Database Normalisation
The seventeenth part of the SQL Server Programming Fundamentals tutorial discusses the concept of database normalisation. Normalisation is a database design technique that minimises duplication of information, reducing the risk of introducing data errors.
Data Anomalies
When information is held in a list format, the data is likely to include some duplication of information. This is often the case when creating a large list with many columns, such as in a spreadsheet format. Duplication can often occur when a single database table is used to hold lots of related information.

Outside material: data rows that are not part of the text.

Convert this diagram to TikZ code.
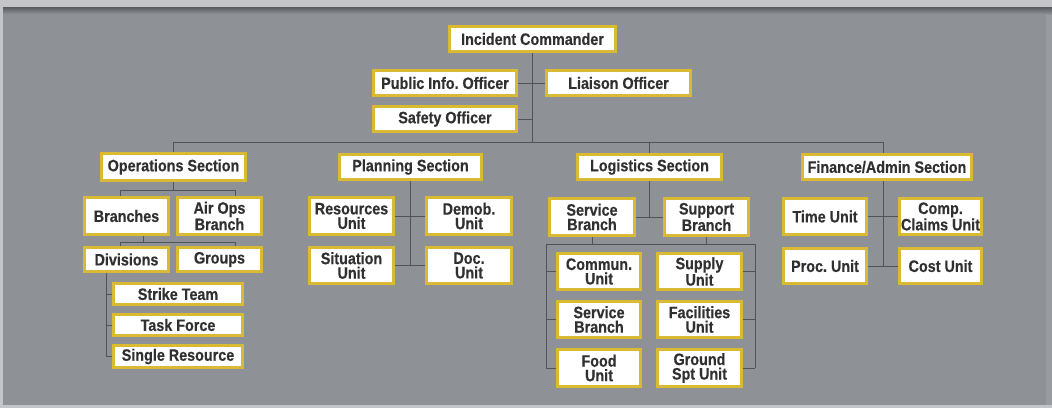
\documentclass[tikz,border=0pt]{standalone}
\usepackage{fontspec}
\usetikzlibrary{shadows}
\newfontfamily\bxf[FakeStretch=0.87,BoldFeatures={FakeBold=0.35},BoldFont={Liberation Sans Bold}]{Liberation Sans}
\definecolor{bgmain}{RGB}{142,145,150}
\definecolor{bgtop}{RGB}{196,197,200}
\definecolor{bgshadow}{RGB}{88,90,95}
\definecolor{bgright}{RGB}{152,155,160}
\definecolor{gold}{RGB}{218,186,50}
\definecolor{txt}{RGB}{48,48,50}
\definecolor{lnc}{RGB}{80,83,88}
\pgfdeclarelayer{bg}
\pgfsetlayers{bg,main}
\tikzset{
  bx/.style={draw=gold, line width=2.6pt, fill=white, inner sep=1pt, align=center,
    text=txt, font=\bxf\bfseries\fontsize{16.5}{14.5}\selectfont\frenchspacing,
    drop shadow={shadow xshift=1.6pt, shadow yshift=-1.6pt, opacity=0.45, fill=black}},
  ln/.style={draw=lnc, line width=0.9pt}
}
\newcommand\ibox[6]{\node[bx, minimum width={#4-#2-2.6}, minimum height={#5-#3-2.6}] (#1) at ({(#2+#4)/2},{(#3+#5)/2}) {#6};}
\begin{document}
\begin{tikzpicture}[x=1pt,y=-1pt]
\useasboundingbox (0,0) rectangle (1052,408);
\begin{pgfonlayer}{bg}
\fill[bgmain] (0,0) rectangle (1052,408);
\fill[bgright] (1046,7) rectangle (1052,408);
\fill[bgtop] (0,0) rectangle (1052,7);
\shade[top color=bgshadow, bottom color=bgmain] (3,7) rectangle (1052,14);
\fill[bgtop] (0,0) rectangle (3,408);
\fill[bgtop] (0,405) rectangle (1052,408);
\end{pgfonlayer}

% command staff
\ibox{ic}{448}{25}{617}{53}{Incident Commander}
\ibox{pio}{372}{69}{518}{97}{Public Info. Officer}
\ibox{lia}{545}{69}{692}{97}{Liaison Officer}
\ibox{saf}{372}{105}{518}{133}{Safety Officer}
% operations
\ibox{ops}{100}{152}{247}{182}{Operations Section}
\ibox{br}{83}{196}{170}{236}{Branches}
\ibox{air}{176}{196}{263}{236}{Air Ops\\Branch}
\ibox{div}{83}{246}{170}{273}{Divisions}
\ibox{grp}{176}{246}{263}{273}{Groups}
\ibox{st}{112}{282}{244}{306}{Strike Team}
\ibox{tf}{112}{313}{244}{337}{Task Force}
\ibox{sr}{112}{344}{244}{369}{Single Resource}
% planning
\ibox{pln}{338}{153}{483}{181}{Planning Section}
\ibox{res}{308}{196}{395}{236}{Resources\\Unit}
\ibox{dem}{425}{196}{513}{236}{Demob.\\Unit}
\ibox{sit}{308}{246}{395}{285}{Situation\\Unit}
\ibox{doc}{425}{246}{513}{285}{Doc.\\Unit}
% logistics
\ibox{log}{576}{153}{723}{181}{Logistics Section}
\ibox{sb}{548}{197}{636}{237}{Service\\Branch}
\ibox{spb}{663}{197}{750}{237}{Support\\Branch}
\ibox{com}{556}{252}{642}{291}{Commun.\\Unit}
\ibox{sup}{656}{252}{743}{291}{Supply\\Unit}
\ibox{sb2}{556}{300}{642}{339}{Service\\Branch}
\ibox{fac}{656}{300}{743}{339}{Facilities\\Unit}
\ibox{food}{556}{348}{642}{388}{Food\\Unit}
\ibox{gnd}{656}{348}{743}{388}{Ground\\Spt Unit}
% finance
\ibox{fin}{801}{153}{973}{181}{Finance/Admin Section}
\ibox{time}{782}{197}{868}{236}{Time Unit}
\ibox{comp}{898}{197}{983}{236}{Comp.\\Claims Unit}
\ibox{proc}{782}{247}{868}{285}{Proc. Unit}
\ibox{cost}{898}{247}{983}{285}{Cost Unit}

\coordinate (bus) at (0,142);
\coordinate (finx) at (883,266);
\coordinate (ob1) at (0,190);
\coordinate (ob2) at (0,242);
\coordinate (oL) at (120,0);
\coordinate (oR) at (235,0);
\coordinate (obx) at (143,0);
\coordinate (dv) at (106,0);
\coordinate (lbus) at (0,244);
\coordinate (lL) at (546,0);
\coordinate (lR) at (755,0);

\begin{pgfonlayer}{bg}
% command
\draw[ln] (ic.south) -- (ic.south |- bus);
\draw[ln] (pio.east) -- (lia.west);
\draw[ln] (saf.east) -- (saf.east -| ic.south);
% main bus
\draw[ln] (ops.north) -- (ops.north |- bus) -- (finx |- bus) -- (finx);
\draw[ln] (log.north |- bus) -- (log.north);
% operations
\draw[ln] (ops.south) -- (ops.south |- ob1);
\draw[ln] (oL |- ob1) -- (oR |- ob1);
\draw[ln] (oL |- ob1) -- (oL |- br.north);
\draw[ln] (oR |- ob1) -- (oR |- air.north);
\draw[ln] (obx |- br.south) -- (obx |- ob2);
\draw[ln] (oL |- ob2) -- (oR |- ob2);
\draw[ln] (oL |- ob2) -- (oL |- div.north);
\draw[ln] (oR |- ob2) -- (oR |- grp.north);
\draw[ln] (dv |- div.south) -- (dv |- sr.west);
\draw[ln] (dv |- st.west) -- (st.west);
\draw[ln] (dv |- tf.west) -- (tf.west);
\draw[ln] (dv |- sr.west) -- (sr.west);
% planning
\draw[ln] (pln.south) -- (pln.south |- sit.east);
\draw[ln] (res.east) -- (dem.west);
\draw[ln] (sit.east) -- (doc.west);
% logistics
\draw[ln] (log.south) -- (log.south |- sb.east);
\draw[ln] (sb.east) -- (spb.west);
\draw[ln] (sb.south) -- (sb.south |- lbus);
\draw[ln] (spb.south) -- (spb.south |- lbus);
\draw[ln] (lL |- lbus) -- (lR |- lbus);
\draw[ln] (lL |- lbus) -- (lL |- food.west);
\draw[ln] (lR |- lbus) -- (lR |- gnd.east);
\draw[ln] (lL |- com.west) -- (com.west);
\draw[ln] (lL |- sb2.west) -- (sb2.west);
\draw[ln] (lL |- food.west) -- (food.west);
\draw[ln] (lR |- sup.east) -- (sup.east);
\draw[ln] (lR |- fac.east) -- (fac.east);
\draw[ln] (lR |- gnd.east) -- (gnd.east);
% finance
\draw[ln] (time.east) -- (comp.west);
\draw[ln] (proc.east) -- (cost.west);
\end{pgfonlayer}
\end{tikzpicture}
\end{document}
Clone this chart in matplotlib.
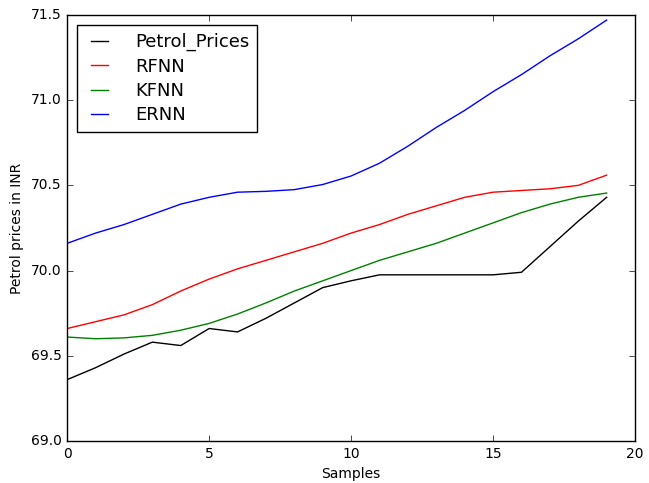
import matplotlib
matplotlib.use('Agg')
from matplotlib import pyplot as plt

plt.style.use('classic')

samples = list(range(20))
petrol_prices = [69.36, 69.43, 69.51, 69.58, 69.56, 69.66, 69.64, 69.72, 69.81, 69.90,
                 69.94, 69.975, 69.975, 69.975, 69.975, 69.975, 69.99, 70.14, 70.29, 70.43]
rfnn = [69.66, 69.70, 69.74, 69.80, 69.88, 69.95, 70.01, 70.06, 70.11, 70.16,
        70.22, 70.27, 70.33, 70.38, 70.43, 70.46, 70.47, 70.48, 70.50, 70.56]
kfnn = [69.61, 69.60, 69.605, 69.62, 69.65, 69.69, 69.745, 69.81, 69.88, 69.94,
        70.00, 70.06, 70.11, 70.16, 70.22, 70.28, 70.34, 70.39, 70.43, 70.455]
ernn = [70.16, 70.22, 70.27, 70.33, 70.39, 70.43, 70.46, 70.465, 70.475, 70.505,
        70.555, 70.63, 70.73, 70.84, 70.94, 71.05, 71.15, 71.26, 71.36, 71.47]

fig = plt.figure(figsize=(6.49, 4.83), dpi=100, facecolor='white')
ax = fig.add_axes([0.1035, 0.087, 0.875, 0.882])

ax.plot(samples, petrol_prices, color='k', label='Petrol_Prices')
ax.plot(samples, rfnn, color='r', label='RFNN')
ax.plot(samples, kfnn, color='g', label='KFNN')
ax.plot(samples, ernn, color='b', label='ERNN')

ax.set_xlim(0, 20)
ax.set_ylim(69.0, 71.5)
ax.set_xlabel('Samples', fontsize=10)
ax.set_ylabel('Petrol prices in INR', fontsize=10)
ax.tick_params(labelsize=10)
ax.legend(loc='upper left', fontsize=13, handlelength=1.55, handletextpad=1.2,
          borderpad=0.45, borderaxespad=0.55, labelspacing=0.35)

plt.savefig('out.png', dpi=100, facecolor='white')
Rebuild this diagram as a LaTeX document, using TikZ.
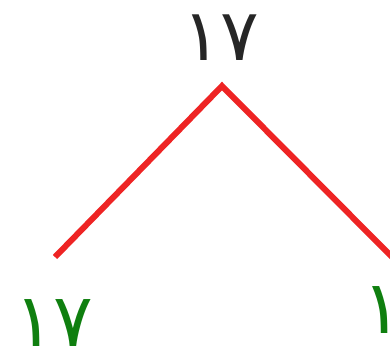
\documentclass[tikz,border=0pt]{standalone}
\usepackage{fontspec}
\newfontfamily\arabicfont[Script=Arabic]{DejaVu Sans}
\usetikzlibrary{positioning}
\definecolor{linered}{HTML}{EE2424}
\definecolor{penGreen}{HTML}{0F7F0F}
\definecolor{digitgray}{HTML}{262626}

\begin{document}
\begin{tikzpicture}[x=1pt, y=-1pt,
    topdigit/.style={text=digitgray, font=\arabicfont\fontsize{72}{72}\selectfont, inner sep=0pt, anchor=base},
    handdigit/.style={text=penGreen, font=\arabicfont\fontsize{74}{74}\selectfont, inner sep=0pt, anchor=base},
    branch/.style={linered, line width=6pt}]

% Frame
\useasboundingbox (0,0) rectangle (390,351);

% Top number
\node[topdigit] (root) at (221,60) {١٧};

% Branches
\coordinate (apex) at (222,86);
\coordinate (leftend) at (55,257);
\coordinate (rightend) at (394,259);
\draw[branch] (leftend) -- (apex) -- (rightend);

% Handwritten answers
\node[handdigit] (leftval) at (54,346) {١٧};
\node[handdigit] (rightval) at (382,333) {١};

\end{tikzpicture}
\end{document}
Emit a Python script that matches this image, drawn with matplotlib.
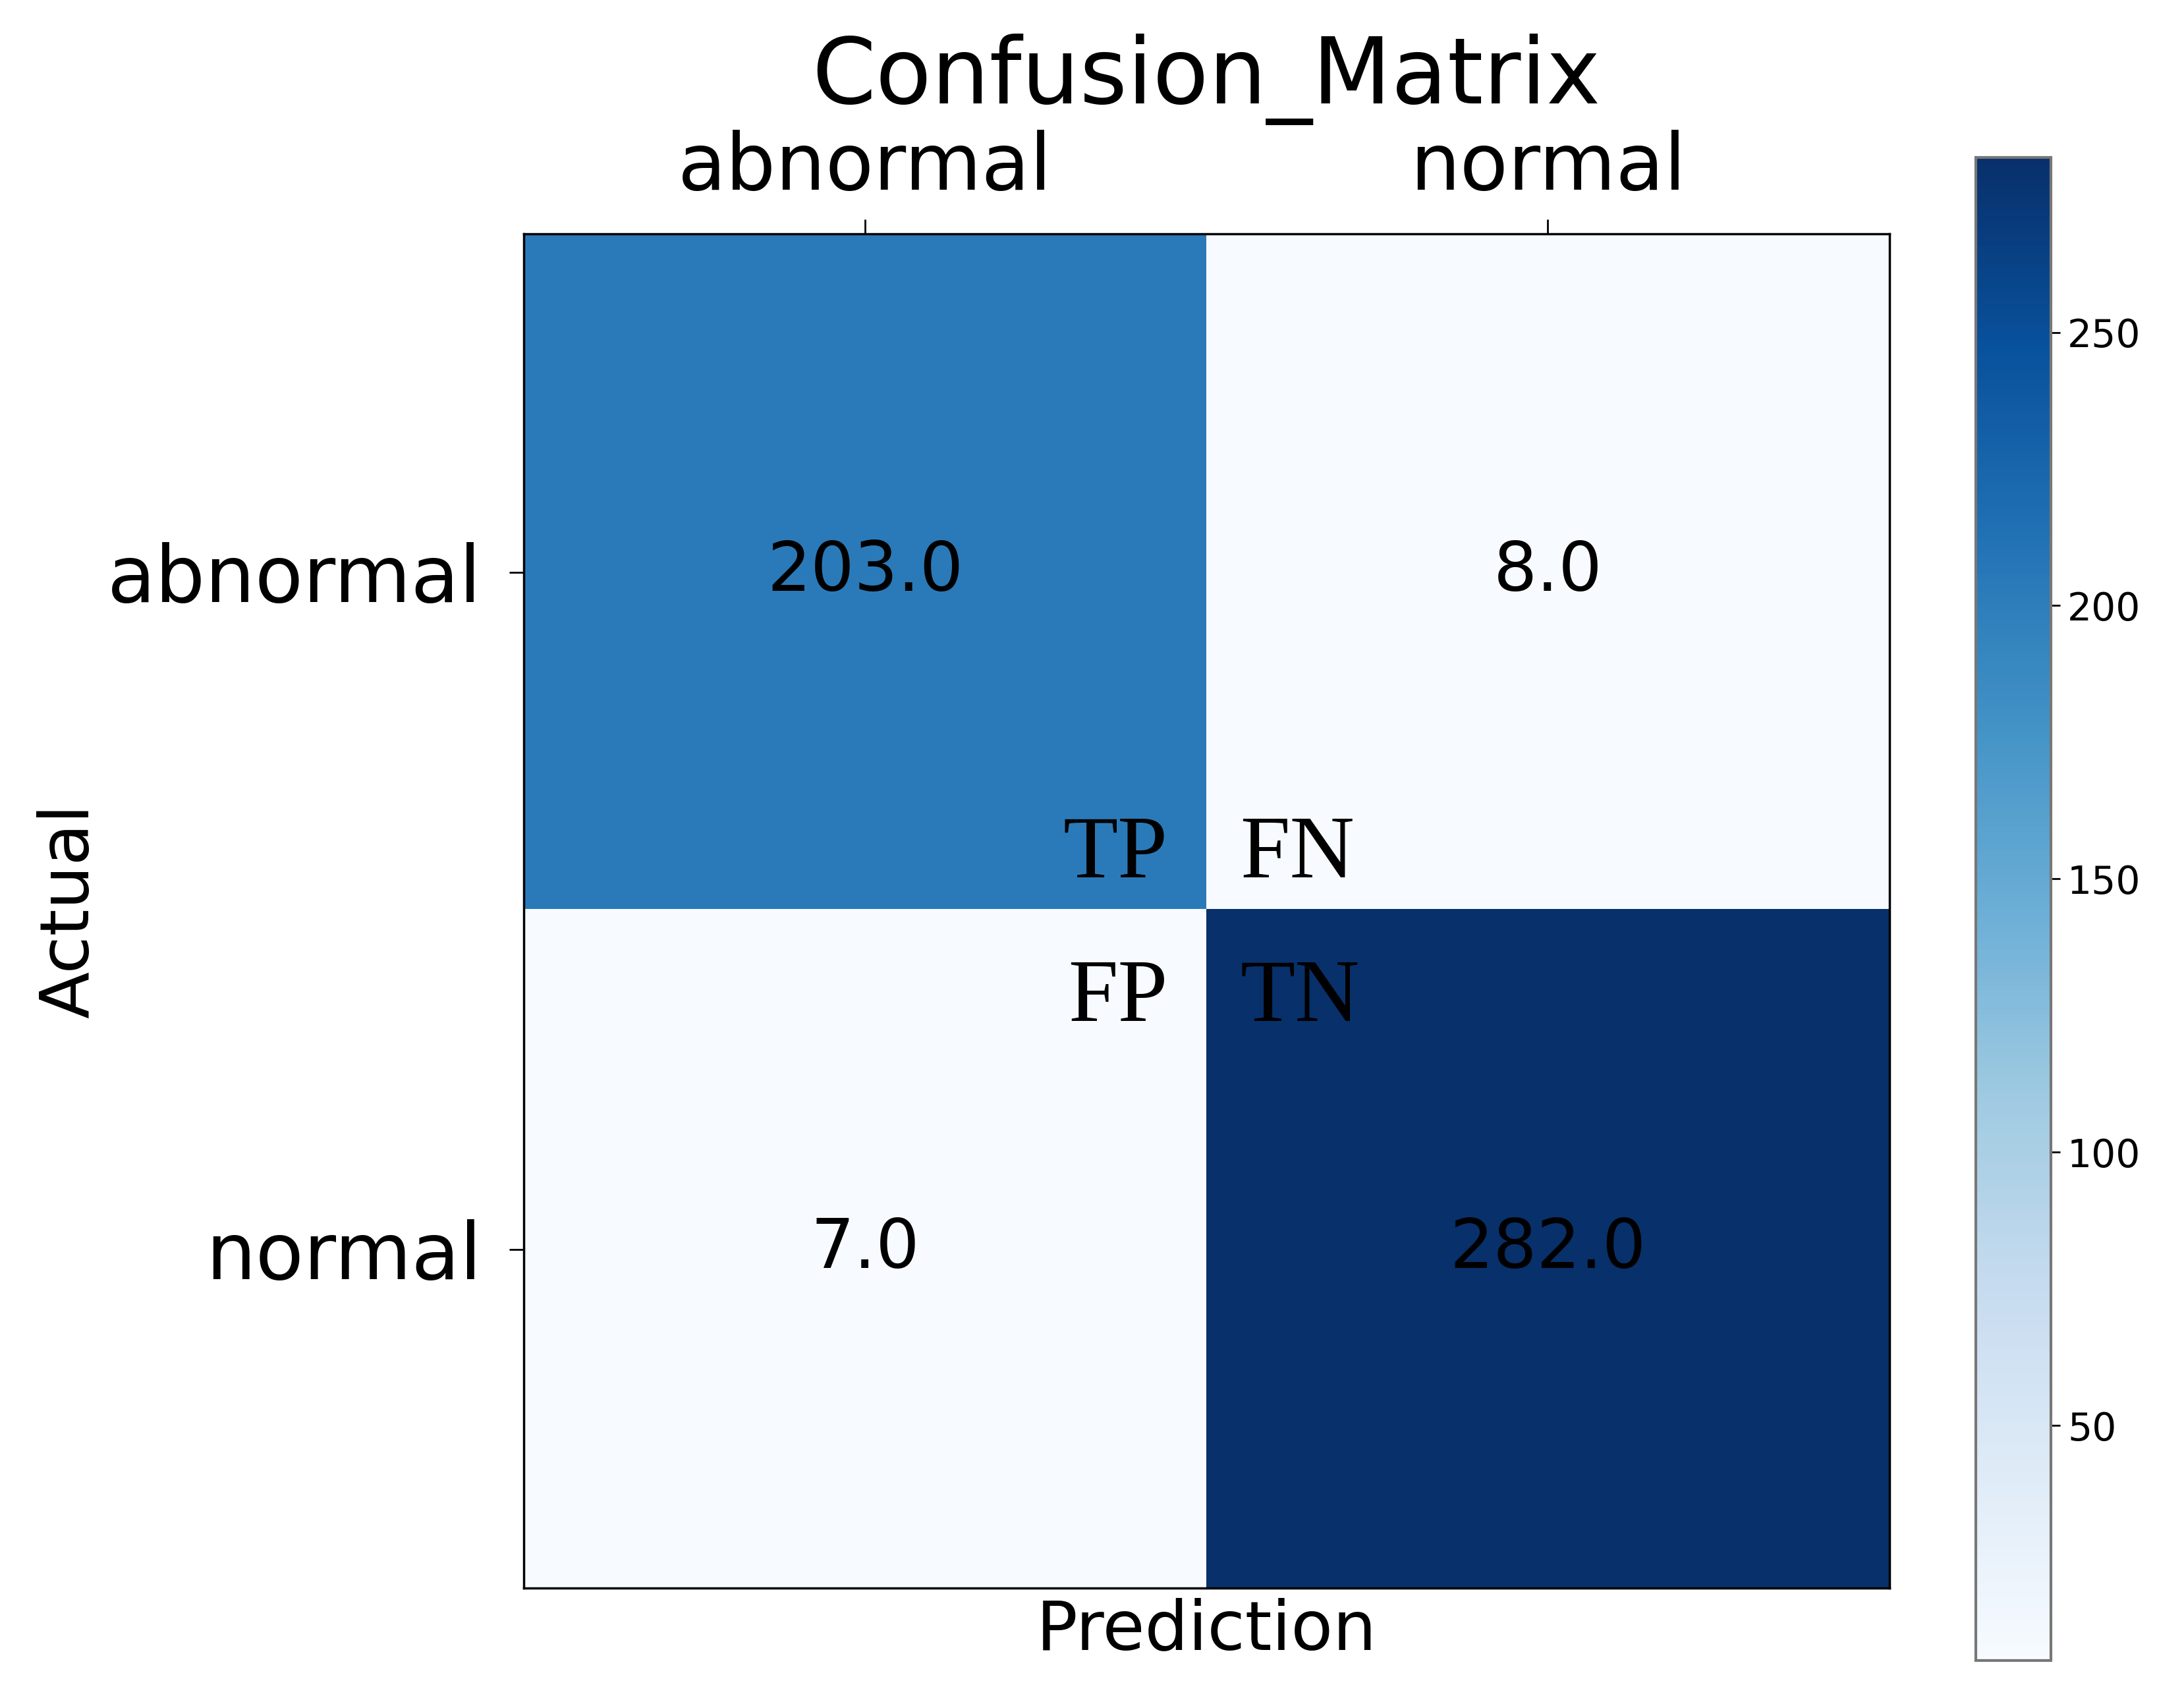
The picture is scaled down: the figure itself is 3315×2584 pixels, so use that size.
import numpy as np
import matplotlib.pyplot as plt

classes = ['abnormal', 'normal']
cm = np.array([[203.0, 8.0],
               [7.0, 282.0]])
quad_labels = [['TP', 'FN'], ['FP', 'TN']]

fig = plt.figure(figsize=(33.16, 25.84), dpi=100)
ax = fig.add_axes([0.2397, 0.0670, 0.6251, 0.7957])
cax = fig.add_axes([0.9044, 0.0244, 0.0344, 0.8831])

im = ax.imshow(cm, cmap='Blues', interpolation='nearest', aspect='auto')
cb = fig.colorbar(im, cax=cax)
cb.set_ticks([50, 100, 150, 200, 250])
cb.ax.tick_params(labelsize=42, length=10, width=2, pad=8)
cb.outline.set_linewidth(3)
cb.outline.set_edgecolor('#777777')

# cell values
for i in range(2):
    for j in range(2):
        ax.text(j, i, f'{cm[i, j]:.1f}', ha='center', va='center', fontsize=75, color='black')

# quadrant tags near the centre
tag_x = [0.443, 0.549]
tag_y = [0.451, 0.663]
for i in range(2):
    for j in range(2):
        ax.text(tag_x[j], tag_y[i], quad_labels[i][j], family='Liberation Serif', fontsize=98,
                ha='right' if j == 0 else 'left', va='baseline', color='black')

ax.set_xticks([0, 1])
ax.set_yticks([0, 1])
ax.set_xticklabels(classes)
ax.set_yticklabels(classes)
ax.xaxis.tick_top()
ax.tick_params(axis='both', labelsize=86, length=16, width=2)
ax.tick_params(axis='x', pad=14)
ax.tick_params(axis='y', pad=30)
for s in ax.spines.values():
    s.set_linewidth(2.5)

ax.set_xlabel('Prediction', fontsize=75, labelpad=10)
ax.xaxis.set_label_position('bottom')
ax.set_ylabel('Actual', fontsize=75, labelpad=5)
ax.set_title('Confusion_Matrix', fontsize=100, y=1.096, pad=0)

fig.savefig('out.png', dpi=100)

Duplication of information causes two key problems in a relational database. Firstly, the additional information can often lead to increased storage requirements. Secondly, and more importantly, you can experience data integrity problems, the majority of which can lead to one or more types of anomaly. Three anomalies are described in the following sections.
Update Anomalies
An update anomaly occurs when all copies of a single piece of information are not updated correctly. For example, consider the following table:
| Name | Job Title | Skill |
|---|
| Bob | Developer | C# |
| Bob | Developer | SQL |
| Jim | Developer | C# |
| Sue | Developer | VB |
| Pat | Project Manager | PRINCE2 |
To allow the table to hold the details of multiple employees, each with a job title and one or more skills, this table includes duplication in every column. This gives many opportunities for update anomalies. For example, if Bob's information is updated so that his job title is "Programmer", this should probably also update all other developer rows to indicate that the new job title replaces the old one for all developers. If not, the update could leave the table in the following state:
| Name | Job Title | Skill |
|---|
| Bob | Programmer | C# |
| Bob | Programmer | SQL |
| Jim | Developer | C# |
| Sue | Developer | VB |
| Pat | Project Manager | PRINCE2 |
The information in the table may still be considered accurate. However, a query of the database that intends to return all of the developers has become more difficult. A worse scenario will occur if the next update to change Bob's title back to "Developer" is only executed against one of his two entries, especially if the new job title is misspelled:
| Name | Job Title | Skill |
|---|
| Bob | Developr | C# |
| Bob | Programmer | SQL |
| Jim | Developer | C# |
| Sue | Developer | VB |
| Pat | Project Manager | PRINCE2 |
Insert Anomalies
Insert anomalies occur when the structure of a database table makes it difficult to insert information. This can happen when two or more distinct areas of information (or domains) exist within a table. In our previous example table, we may want to create a new employee who does not have a specific technical skill. This forces us to use a null value or dummy value for the skill:
| Name | Job Title | Skill |
|---|
| Bob | Developr | C# |
| Bob | Programmer | SQL |
| Jim | Developer | C# |
| Sue | Developer | VB |
| Pat | Project Manager | PRINCE2 |
| Lee | Trainee Programmer | null) |
In this situation, the information in the table seems reasonable. However, when Lee obtains his first skill, simply adding a row, as would be done for other developers, causes an anomaly:
| Name | Job Title | Skill |
|---|
| Bob | Developr | C# |
| Bob | Programmer | SQL |
| Jim | Developer | C# |
| Sue | Developer | VB |
| Pat | Project Manager | PRINCE2 |
| Lee | Trainee Programmer | (null) |
| Lee | Trainee Programmer | C# |
15 December 2008